Viernes, 2 de enero de 2009 | Hoy
A LA VISTA
La muerte de un adolescente en Córdoba delata la supervivencia de las formas más crueles de la discriminación, a veces convertida en un sistema de relación que se fogonea desde los medios con la construcción de figuras antagónicas como esta de las “tribus urbanas”.
”Hay que juntar a los floggers, a los emos y a los cumbieros en un campo (tipo campo de concentración, ja, ja) y que se maten entre ellos. O si no, de última, los metemos en un galpón y los prendemos fuego... ¿Quién me ayuda?” Con estas palabras, un adolescente expresa su opinión en uno de los tantos foros de debate que cualquier usuario puede abrir en Facebook, y que en este caso proponía la pregunta “¿Son los floggers más molestos que los mosquitos?”. Y si bien su tono chistoso le sigue la corriente al comentario de una chica que cuenta cómo en un boliche rebotó a un flogger que se le acercó y le pidió un beso (complacida en habérsele reído en la cara), le da pie a otro que ahí mismo mecha su opinión sobre la tan mediatizada rivalidad entre tribus urbanas: “¿Los floggers más molestos que los mosquitos? Mirá vos. Yo diría que más molestos son los que se la pasan matando, robando, secuestrando y todas esas cosas. Prefiero diez mil veces a un flogger que a un villero, porque al menos sé que el flogger estudia y capaz cuenta con ingresos para ir a la universidad y llegar a ser alguien en la vida. Mientras que los villeros lo único que saben hacer es drogarse”.
Con esa pasmosa liviandad (y con numerosas faltas de ortografía y de sintaxis que aquí son corregidas por vergüenza ajena), cientos de adolescentes expresan cotidianamente en Internet formas más o menos explícitas de discriminación y del odio irracional que hace quince días hizo que un grupo de chicos matara a patadas a la salida de un boliche en Las Tapias, un pequeño poblado que está a 180 kilómetros de la ciudad de Córdoba, a un muchachito de 16 años al que “acusaron” de flogger. Que lo hayan atacado, a él, Guillermo Joel Cáceres –y a otros cuatro amigos que tuvieron la suerte de salir corriendo–, al grito de “floggers, floggers hijos de puta. Putitos, defiéndanse si no son putitos”, es un indicio de cómo la homofobia –en el recrudecimiento que viven la discriminación y la violencia al calor de estas nuevas tribus urbanas– tiene como contrapartida el deseo de acabar con los negros, con los negros cabezas, con los negros cumbieros, que uno de los tantos floggers que en estos días atestaron de posts el fotolog del chico fallecido expresaba diciendo: “Oh, loco. ¡Qué pajeros que son para matar a alguien que es flogger! Para eso matamos a todos los negros, la cajeta de su madre”.

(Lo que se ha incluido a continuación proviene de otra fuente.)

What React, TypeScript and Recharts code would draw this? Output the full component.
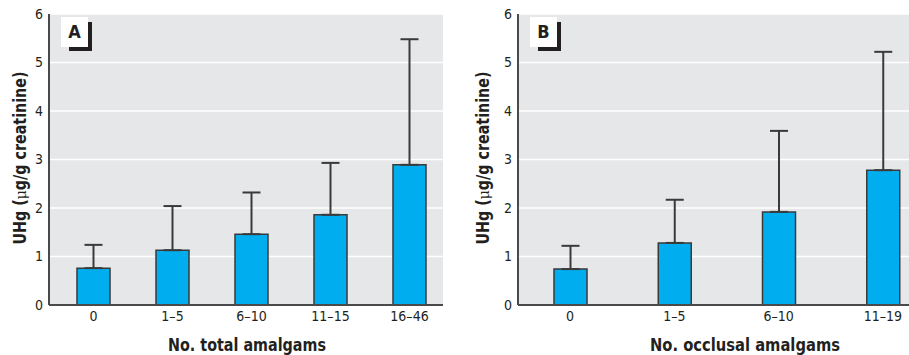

Que una cierta forma de vestir o el gusto por una determinada música puedan ser motivos de una guerra que, si se recuerda las furibundas grescas en la escalinata del shopping Abasto, hace rato ha dejado de implicar a chicos que refuerzan su sentido de pertenencia a una tribu de moda para pasar a ser en un fenómeno que sostiene un núcleo duro de desprecio, demuestra cómo la discriminación puede mutar y reinventarse en nuestras sociedades. Así, discriminar puede consistir en una devolución de gentilezas en la que nunca está del todo claro quién es la víctima y quién el victimario. Como una forma de reciprocidad en la que la única y mejor defensa puede ser el ataque.